1086. Tree Traversals Again (25)

An inorder binary tree traversal can be implemented in a non-recursive way with a stack. For example, suppose that when a 6-node binary tree (with the keys numbered from 1 to 6) is traversed, the stack operations are: push(1); push(2); push(3); pop(); pop();
push(4); pop(); pop(); push(5); push(6); pop(); pop(). Then a unique binary tree (shown in Figure 1) can be generated from this sequence of operations. Your task is to give the postorder traversal sequence of this tree.



Figure 1

Input Specification:

Each input file contains one test case. For each case, the first line contains a positive integer N (<=30) which is the total number of nodes in a tree (and hence the nodes are numbered from 1 to N). Then 2N lines follow, each describes a stack operation in
the format: "Push X" where X is the index of the node being pushed onto the stack; or "Pop" meaning to pop one node from the stack.

Output Specification:

For each test case, print the postorder traversal sequence of the corresponding tree in one line. A solution is guaranteed to exist.

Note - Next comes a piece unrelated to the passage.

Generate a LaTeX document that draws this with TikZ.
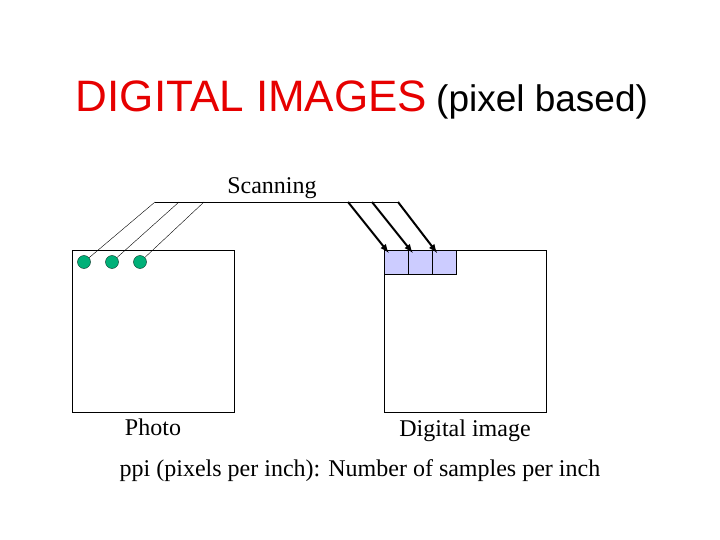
\documentclass[tikz,border=0pt]{standalone}
\usepackage{fontspec}
\setmainfont{Liberation Serif}
\newfontfamily\arialfont{Liberation Sans}
\definecolor{titlered}{RGB}{230,0,0}
\definecolor{dotgreen}{RGB}{0,176,120}
\definecolor{pixblue}{RGB}{204,204,255}

\tikzset{
	frame/.style={draw, thin, minimum width=162pt, minimum height=162pt, inner sep=0pt},
	dot/.style={circle, draw=black!70!dotgreen, fill=dotgreen, minimum size=13pt, inner sep=0pt},
	pixel/.style={draw, fill=pixblue, minimum width=24pt, minimum height=24pt, inner sep=0pt},
	ray/.style={thin},
	arrow/.style={-latex, line width=2pt, shorten >=-4pt},
	label/.style={font=\fontsize{24}{28}\selectfont, anchor=base, inner sep=0pt}
}

\begin{document}
\begin{tikzpicture}[x=1pt, y=-1pt]
\useasboundingbox (0,0) rectangle (720,540);

% title
\node (title) at (362,112) [anchor=base, inner sep=0pt, font=\arialfont]
  {\fontsize{44}{50}\selectfont\textcolor{titlered}{DIGITAL IMAGES}\hspace{9pt}\fontsize{37}{44}\selectfont(pixel based)};

% photo and digital image
\node (photo) at (153,331) [frame] {};
\node (digital) at (465.5,331) [frame] {};

\node (dot1) at (84,262) [dot] {};
\node (dot2) at (112,262) [dot] {};
\node (dot3) at (140,262) [dot] {};

\node (pix1) at (396,262) [pixel] {};
\node (pix2) at (420,262) [pixel] {};
\node (pix3) at (444,262) [pixel] {};

% scan line
\coordinate (scanL) at (155,202);
\coordinate (scanR) at (398,202);
\draw [ray] (scanL) -- (scanR);
\node (scanning) at (272,194) [label] {Scanning};

\coordinate (in1) at (155,202);
\coordinate (in2) at (179,202);
\coordinate (in3) at (204,202);
\draw [ray] (dot1) -- (in1);
\draw [ray] (dot2) -- (in2);
\draw [ray] (dot3) -- (in3);

\coordinate (out1) at (348,202);
\coordinate (out2) at (372,202);
\coordinate (out3) at (398,202);
\draw [arrow] (out1) -- (pix1);
\draw [arrow] (out2) -- (pix2);
\draw [arrow] (out3) -- (pix3);

% captions
\node (photolabel) at (153,435) [label] {Photo};
\node (digitallabel) at (465,436) [label] {Digital image};
\node (ppi) at (360,476) [label] {ppi (pixels per inch): Number of samples per inch};
\end{tikzpicture}
\end{document}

All the numbers must be separated by exactly one space, and there must be no extra space at the end of the line.
Sample Input:

6
Push 1
Push 2
Push 3
Pop
Pop
Push 4
Pop
Pop
Push 5
Push 6
Pop
Pop

Sample Output:

3 4 2 6 5 1

#include <iostream>
#include <stack>
#include <cstdio>
#include <algorithm>
#include <cstring>
using namespace std;
const int maxn=50;
struct node
{
int data;
node* lchild;
node* rchild;
};
int pre[maxn],post[maxn],in[maxn];
int n;

node* create(int preL,int preR,int inL,int inR)
{
if(preL>preR)
{
return NULL;
}
node* root=new node;
root->data=pre[preL];
int k;
for(k=inL;k<=inR;k++)
{
if(in[k]==pre[preL])
{
break;
}
}
int numLeft=k-inL;
root->lchild=create(preL+1,preL+numLeft,inL,k-1);
root->rchild=create(preL+numLeft+1,preR,k+1,inR);
return root;
}
int num=0;
void postorder(node* root)
{
if(root==NULL)
{
return;
}
postorder(root->lchild);
postorder(root->rchild);
cout<<root->data;
num++;
if(num<n)
{
cout<<" ";
}
}
int main()
{
char str[5];
stack<int> st;
int x,preIndex=0,inIndex=0;
cin>>n;
for(int i=0;i<2*n;i++)
{
scanf("%s",str);
if(strcmp(str,"Push")==0)
{
cin>>x;
pre[preIndex++]=x;
st.push(x);
}
else
{
in[inIndex++]=st.top();
st.pop();
}
}
node* root=create(0,n-1,0,n-1);
postorder(root);
return 0;
}